Puisque ces juges nous condamnent, feignons d’en être les victimes ! C’est ainsi que se décline la stratégie de nombre de responsables politiques : se draper de lin blanc et de probité candide quand ils sont poursuivis ; crier au procès politique quand ils sont condamnés. Le privilège des élus est de bénéficier d’une tribune pour tenter de détourner la colère vers les juges qui condamnent et la presse d’intérêt général qui rend compte.
Il flotte pourtant une atmosphère de défiance : selon l’Agence française anticorruption, 69 % des Français considèrent que la corruption est largement répandue dans le pays. La France a d’ailleurs dévissé dans le classement de Transparency International qui établit l’Indice de perception de la corruption, définie comme la capture de l’intérêt général par des intérêts privés.
Au-delà des outrances des protagonistes du procès, l’affaire des parlementaires du Front national (devenu depuis Rassemblement national) s’est singularisée par un fait nouveau : le temps, pourtant pas si lointain où, lorsqu’un élu était condamné, les autres ne manquaient pas de s’en distancier, semble révolu. D’une voix débarrassée du grain du scrupule, nombre d’élus, qui ne sont des alliés ni objectifs ni officiels du Rassemblement national, ont cru opportun de prétendre que nous serions allés trop loin dans la moralisation de la vie publique et qu’il faudrait revenir sur la peine d’inéligibilité. Faut-il rappeler, qu’en 2016, à l’époque de l’affaire Cahuzac, 85 % des citoyens souhaitaient que cette peine soit définitive ?

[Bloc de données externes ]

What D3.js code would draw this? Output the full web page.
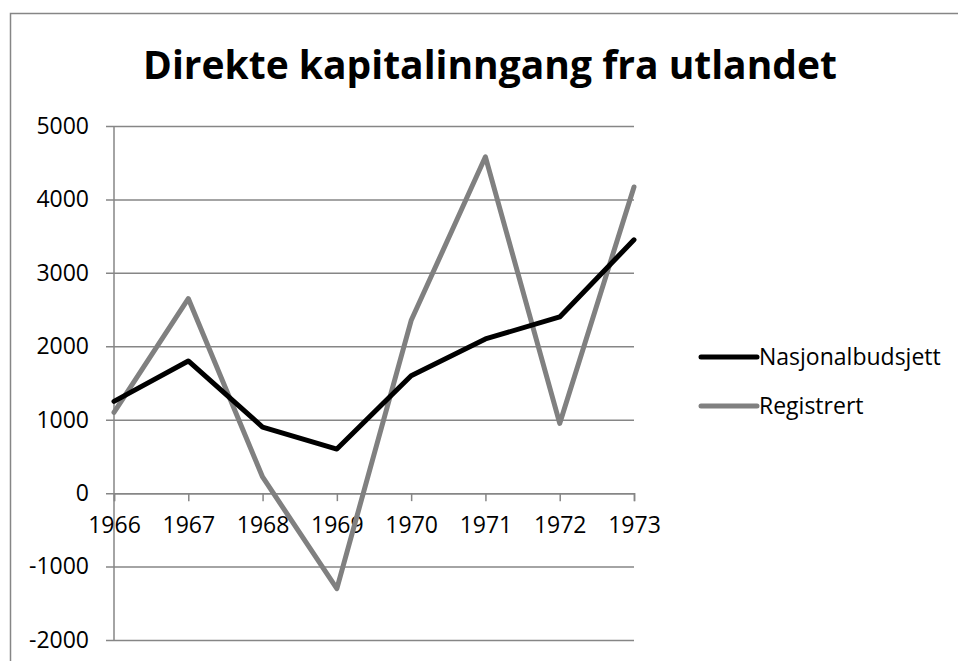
<!DOCTYPE html>
<html>
<head>
<meta charset="utf-8">
<script src="https://cdn.jsdelivr.net/npm/d3@7"></script>
<style>
  body { margin: 0; background: #fff; }
  text { font-family: "Open Sans", "Noto Sans", sans-serif; }
</style>
</head>
<body>
<div id="chart"></div>
<script>
var years = ["1966", "1967", "1968", "1969", "1970", "1971", "1972", "1973"];
var nasjonalbudsjett = [1250, 1800, 900, 600, 1600, 2100, 2400, 3450];
var registrert = [1100, 2650, 220, -1300, 2350, 4580, 950, 4170];
var yTicks = [-2000, -1000, 0, 1000, 2000, 3000, 4000, 5000];

var series = [
    {name: "Nasjonalbudsjett", values: nasjonalbudsjett, color: "#000000"},
    {name: "Registrert", values: registrert, color: "#808080"}
];

var W = 958, H = 661;
var margin = {top: 126, left: 114},
    width = 634 - margin.left,
    height = 640 - margin.top;

var svg = d3.select("#chart").append("svg")
    .attr("width", W)
    .attr("height", H);

// outer chart border (runs off the picture at right and bottom)
svg.append("rect")
    .attr("x", 10.5).attr("y", 13.5)
    .attr("width", 1000).attr("height", 700)
    .attr("fill", "none")
    .attr("stroke", "#868686")
    .attr("stroke-width", 1.5);

svg.append("text")
    .attr("x", 490)
    .attr("y", 79)
    .attr("text-anchor", "middle")
    .style("font-size", "39px")
    .style("font-weight", "bold")
    .text("Direkte kapitalinngang fra utlandet");

var g = svg.append("g")
    .attr("transform", "translate(" + margin.left + "," + margin.top + ")");

var x = d3.scalePoint()
    .domain(years)
    .range([0, width]);

var y = d3.scaleLinear()
    .domain([-2000, 5000])
    .range([height, 0]);

// gridlines + y axis
var yAxis = g.append("g")
    .call(d3.axisLeft(y).tickValues(yTicks).tickSize(-width).tickPadding(25)
        .tickFormat(function(d) { return String(d); }));
yAxis.select(".domain").remove();
yAxis.selectAll(".tick line")
    .attr("x1", -8)
    .attr("stroke", "#868686")
    .attr("stroke-width", 1.5);
yAxis.selectAll(".tick text")
    .style("font-size", "23px")
    .attr("fill", "#000")
    .attr("font-family", null);

g.append("line")
    .attr("x1", 0).attr("x2", 0)
    .attr("y1", 0).attr("y2", height)
    .attr("stroke", "#868686")
    .attr("stroke-width", 1.5);

// x axis at zero
var xAxis = g.append("g")
    .attr("transform", "translate(0," + y(0) + ")")
    .call(d3.axisBottom(x).tickSize(8).tickPadding(16));
xAxis.select(".domain")
    .attr("stroke", "#868686")
    .attr("stroke-width", 1.5);
xAxis.selectAll(".tick line")
    .attr("stroke", "#868686")
    .attr("stroke-width", 1.5);
xAxis.selectAll(".tick text")
    .style("font-size", "23px")
    .attr("fill", "#000")
    .attr("font-family", null);

var line = d3.line()
    .x(function(d, i) { return x(years[i]); })
    .y(function(d) { return y(d); });

// Registrert drawn first, black line on top of it
series.slice().reverse().forEach(function(s) {
    g.append("path")
        .datum(s.values)
        .attr("fill", "none")
        .attr("stroke", s.color)
        .attr("stroke-width", 5)
        .attr("stroke-linejoin", "round")
        .attr("stroke-linecap", "round")
        .attr("d", line);
});

var legend = svg.append("g")
    .attr("transform", "translate(701,357)");

series.forEach(function(s, i) {
    var row = legend.append("g")
        .attr("transform", "translate(0," + (i * 49) + ")");
    row.append("line")
        .attr("x1", 0).attr("x2", 56)
        .attr("stroke", s.color)
        .attr("stroke-width", 5)
        .attr("stroke-linecap", "round");
    row.append("text")
        .attr("x", 58)
        .attr("dy", "0.35em")
        .style("font-size", "23px")
        .text(s.name);
});
</script>
</body>
</html>
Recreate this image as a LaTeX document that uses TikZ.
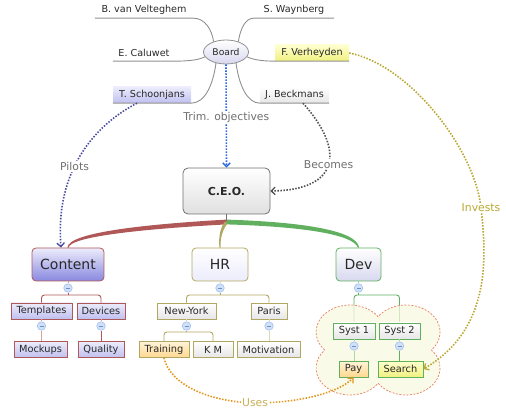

Il est peu de dire que ce récit n’a pas convaincu, tant il a été perçu comme la marque de l’entre-soi et d’une certaine arrogance sociale. Surtout quand ceux qui s’offusquent de devoir répondre de leurs actes devant la justice sont les mêmes qui exigent qu’elle se montre implacable avec les justiciables ordinaires, à coups de peines planchers et autres exécutions provisoires.